Mikel INSAUSTI
CRÍTICA «La casa del tejado rojo»

Una obra maestra de la sutileza narrativa japonesa

Cuando Yoji Yamada se remonta a sus comienzos en los estudios Shochiku, y se encomienda a sus maestros de entonces Mikio Nabuse y Yasujiro Ozu, está estableciendo una sensible conexión con un cine intimista japonés que exige para su realización una maestría, que en su caso se la han dado los años. Como ya cuenta 83 años, se puede decir que “La casa del tejado rojo” no desmerece de su decidida vocación clásica, y se puede comparar sin ningún sonrojo con títulos inmortales de la narrativa romántica como “Carta de una desconocida” (1948) de Max Ophüls.

“La casa del tejado rojo” contiene la quinta esencia de la sutileza, porque Yoji Yamada cuenta las cosas sin explicitar nada, con ese estilo velado que llena de significado los silencios, las miradas y los gestos más imperceptibles. Ha encontrado a la perfecta aliada para un tipo de observación tan callada en Haru Kuroki, que en la Berlinale recibió el Premio de Mejor Actriz. A través de su detallista interpretación, la criada del campo que entra a servir en una familia de Tokio del barrio de Ota, se acabará convirtiendo en testigo y parte de una oculta historia de amor imposible protagonizada por la señora de la casa y un compañero de trabajo más joven. Su secreta e indirecta implicación será descubierta años después, al escribir sus memorias empañadas de lágrimas que irán cayendo sobre el papel hasta borrar la tinta.

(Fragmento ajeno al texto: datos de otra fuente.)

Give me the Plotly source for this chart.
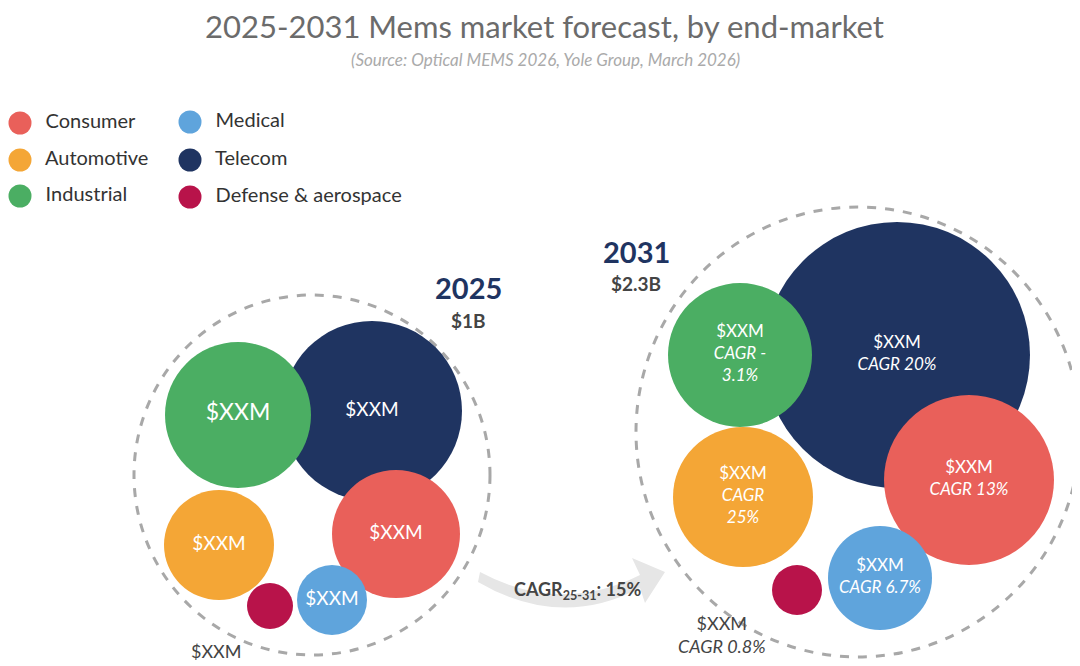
import plotly.graph_objects as go

segments = ["Consumer", "Automotive", "Industrial", "Medical", "Telecom", "Defense & aerospace"]
colors = {"Consumer": "#E9605A", "Automotive": "#F4A636", "Industrial": "#4BAE63",
          "Medical": "#5FA4DC", "Telecom": "#1F3461", "Defense & aerospace": "#B8134A"}

# 2025 bubbles (drawing order: Telecom first)
b25_seg = ["Telecom", "Industrial", "Automotive", "Consumer", "Medical", "Defense & aerospace"]
b25_x = [372, 238, 219, 396, 332, 270]
b25_y = [411, 415, 545, 534, 600, 606]
b25_d = [180, 146, 110, 128, 70, 46]
b25_txt = ["$XXM", "<span style='font-size:23px'>$XXM</span>", "$XXM", "$XXM", "$XXM", " "]

# 2031 bubbles
b31_seg = ["Telecom", "Industrial", "Automotive", "Consumer", "Medical", "Defense & aerospace"]
b31_x = [897, 740, 743, 969, 880, 797]
b31_y = [355, 355, 497, 480, 578, 590]
b31_d = [266, 144, 140, 170, 104, 50]
b31_txt = ["$XXM<br><i>CAGR 20%</i>", "$XXM<br><i>CAGR -<br>3.1%</i>", "$XXM<br><i>CAGR<br>25%</i>",
           "$XXM<br><i>CAGR 13%</i>", "$XXM<br><i>CAGR 6.7%</i>", " "]

fig = go.Figure()
FONT = "Lato"

def bubbles(xs, ys, ds, segs, txts, size):
    fig.add_trace(go.Scatter(x=xs, y=ys, mode="markers+text",
        marker=dict(size=ds, color=[colors[s] for s in segs], line=dict(width=0), opacity=1),
        text=txts, textposition="middle center",
        textfont=dict(color="white", size=size, family=FONT), hoverinfo="skip", showlegend=False))

bubbles(b25_x, b25_y, b25_d, b25_seg, b25_txt, 19)
bubbles(b31_x, b31_y, b31_d, b31_seg, b31_txt, 17)

# legend
leg_x = [20, 20, 20, 190, 190, 190]
leg_y = [123, 160, 196, 122, 160, 197]
fig.add_trace(go.Scatter(x=leg_x, y=leg_y, mode="markers+text",
    marker=dict(size=23, color=[colors[s] for s in segments]),
    text=["  " + s for s in segments], textposition="middle right",
    textfont=dict(size=20, color="#333", family=FONT), hoverinfo="skip", showlegend=False))

shapes = [
    dict(type="circle", xref="x", yref="y", x0=312-178, x1=312+178, y0=475-180, y1=475+180,
         line=dict(color="#A8A8A8", width=3, dash="dash"), layer="below"),
    dict(type="circle", xref="x", yref="y", x0=858-222, x1=858+222, y0=432-225, y1=432+225,
         line=dict(color="#A8A8A8", width=3, dash="dash"), layer="below"),
    dict(type="path", path="M 480,572 Q 560,615 640,575 L 632,558 L 665,572 L 645,603 L 640,588 Q 560,630 478,582 Z",
         fillcolor="#E6E6E6", line=dict(width=0), layer="below"),
]

ann = [
    dict(x=544, y=26, text="2025-2031 Mems market forecast, by end-market",
         font=dict(size=31, color="#6B6B6B", family=FONT)),
    dict(x=545, y=59, text="<i>(Source: Optical MEMS 2026, Yole Group, March 2026)</i>",
         font=dict(size=17, color="#AAAAAA", family=FONT)),
    dict(x=468, y=287, text="<b>2025</b>", font=dict(size=29, color="#1F3461", family=FONT)),
    dict(x=468, y=320, text="<b>$1B</b>", font=dict(size=19, color="#444", family=FONT)),
    dict(x=636, y=251, text="<b>2031</b>", font=dict(size=29, color="#1F3461", family=FONT)),
    dict(x=636, y=283, text="<b>$2.3B</b>", font=dict(size=19, color="#444", family=FONT)),
    dict(x=577, y=590, text="<b>CAGR<sub>25-31</sub>: 15%</b>", font=dict(size=18, color="#444", family=FONT)),
    dict(x=216, y=651, text="$XXM", font=dict(size=18, color="#444", family=FONT)),
    dict(x=722, y=634, text="$XXM<br><i>CAGR 0.8%</i>", font=dict(size=18, color="#444", family=FONT)),
]
for a in ann:
    a.update(xref="x", yref="y", showarrow=False)

# page body has an 8px margin; shift the coordinate system so picture pixels match
fig.update_layout(width=1080, height=666, margin=dict(l=0, r=0, t=0, b=0),
    plot_bgcolor="white", paper_bgcolor="white", shapes=shapes, annotations=ann,
    xaxis=dict(range=[8, 1088], visible=False, fixedrange=True),
    yaxis=dict(range=[674, 8], visible=False, fixedrange=True))
fig.write_html("out.html")
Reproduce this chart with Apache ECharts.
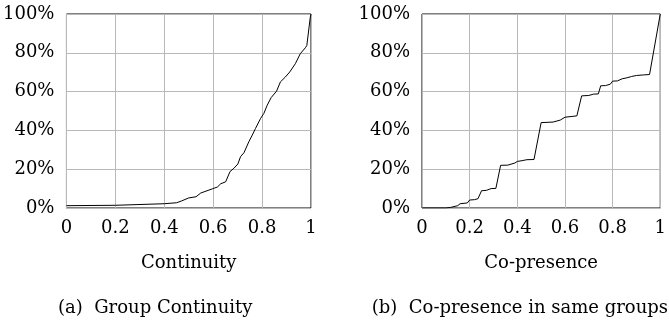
<!DOCTYPE html>
<html>
<head>
<meta charset="utf-8">
<script src="https://cdn.jsdelivr.net/npm/echarts@6/dist/echarts.min.js"></script>
<style>
  html, body { margin: 0; padding: 0; background: #fff; }
  #chart { width: 669px; height: 330px; }
</style>
</head>
<body>
<div id="chart"></div>
<script>
// Cumulative distribution of group continuity
const continuityX   = [0, 0.2, 0.4, 0.45, 0.47, 0.5, 0.53, 0.549, 0.597, 0.617, 0.631, 0.651, 0.658, 0.669, 0.685, 0.701, 0.712, 0.726, 0.746, 0.76, 0.773, 0.794, 0.807, 0.821, 0.837, 0.859, 0.875, 0.895, 0.913, 0.936, 0.956, 0.977, 0.983, 0.997, 1.0];
const continuityCdf = [1.2, 1.4, 2.2, 2.7, 3.6, 5.2, 5.8, 7.7, 9.9, 10.8, 12.5, 13.5, 14.5, 18.8, 20.5, 22.7, 26.5, 28.5, 34.2, 37.6, 41, 46.2, 48.7, 53, 56.9, 60.2, 65, 67.5, 70.1, 74.4, 79.5, 82.6, 83.8, 98.3, 100];

// Cumulative distribution of co-presence in the same groups
const copresenceX   = [0, 0.1, 0.12, 0.15, 0.16, 0.19, 0.2, 0.22, 0.235, 0.25, 0.27, 0.29, 0.31, 0.33, 0.36, 0.39, 0.4, 0.42, 0.44, 0.47, 0.5, 0.55, 0.58, 0.6, 0.63, 0.65, 0.67, 0.7, 0.72, 0.74, 0.75, 0.77, 0.79, 0.8, 0.82, 0.84, 0.86, 0.88, 0.9, 0.93, 0.955, 1.0];
const copresenceCdf = [0, 0, 0.3, 1.2, 2.2, 2.6, 4.1, 4.3, 4.8, 8.9, 9.1, 10, 10.1, 22, 22.1, 23.2, 24, 24.4, 24.9, 25, 44, 44.3, 45.3, 46.8, 47.2, 47.5, 57.8, 58, 58.7, 58.8, 63, 63.1, 63.8, 65.4, 65.5, 66.6, 67.1, 67.8, 68.3, 68.6, 68.8, 100];

const xTicks = [0, 0.2, 0.4, 0.6, 0.8, 1];
const yTicks = [0, 20, 40, 60, 80, 100];
const xNames = ['Continuity', 'Co-presence'];
const captions = ['(a)  Group Continuity', '(b)  Co-presence in same groups'];

const FONT = 'DejaVu Serif';
const pair = (xs, ys) => xs.map((x, i) => [x, ys[i]]);

const grids = [
  { left: 65, top: 14, width: 246, height: 194 },
  { left: 422, top: 14, width: 245, height: 194 }
];

function xAxisFor(i) {
  return {
    type: 'value', gridIndex: i, min: xTicks[0], max: xTicks[xTicks.length - 1], interval: 0.2,
    name: xNames[i], nameLocation: 'middle', nameGap: 46,
    nameTextStyle: { fontFamily: FONT, fontSize: 18, color: '#000' },
    axisLine: { show: false }, axisTick: { show: false },
    axisLabel: {
      margin: 11, fontFamily: FONT, fontSize: 18, color: '#000',
      formatter: v => (v === 0 ? '0' : v === 1 ? '1' : String(+v.toFixed(1)))
    },
    splitLine: { show: true, lineStyle: { color: '#b8b8b8', width: 1 } }
  };
}
function yAxisFor(i) {
  return {
    type: 'value', gridIndex: i, min: yTicks[0], max: yTicks[yTicks.length - 1], interval: 20,
    axisLine: { show: false }, axisTick: { show: false },
    axisLabel: { margin: 12, fontFamily: FONT, fontSize: 18, color: '#000', formatter: '{value}%' },
    splitLine: { show: true, lineStyle: { color: '#b8b8b8', width: 1 } }
  };
}

const chart = echarts.init(document.getElementById('chart'), null, { renderer: 'canvas' });
chart.setOption({
  animation: false,
  backgroundColor: '#fff',
  grid: grids.map(g => Object.assign({ show: true, borderColor: '#000', borderWidth: 1, backgroundColor: 'transparent' }, g)),
  xAxis: [xAxisFor(0), xAxisFor(1)],
  yAxis: [yAxisFor(0), yAxisFor(1)],
  series: [
    { type: 'line', xAxisIndex: 0, yAxisIndex: 0, data: pair(continuityX, continuityCdf),
      showSymbol: false, lineStyle: { color: '#000', width: 1 }, z: 5 },
    { type: 'line', xAxisIndex: 1, yAxisIndex: 1, data: pair(copresenceX, copresenceCdf),
      showSymbol: false, lineStyle: { color: '#000', width: 1 }, z: 5 }
  ],
  graphic: [
    { type: 'text', left: 58, top: 299, style: { text: captions[0], font: '18px "' + FONT + '"', fill: '#000' } },
    { type: 'text', right: 1, top: 299, style: { text: captions[1], font: '18px "' + FONT + '"', fill: '#000' } }
  ]
});
</script>
</body>
</html>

Dado que el amante es ilustrador, la película homenajea estéticamente al cuento gráfico de Virginia Lee Burton “The Little House” (1942), pero acentuando el color del tejado como símbolo de una pasión discreta y escondida, pero no por ello menos intensa. También refleja la ingenuidad del pueblo japonés que vivió la guerra en retaguardia, ajeno a la verdadera dimensión trágica que llegaría a adquirir, así como el sufrimiento soportado para volver a levantarse y seguir con la vida de un modo proverbialmente sencillo.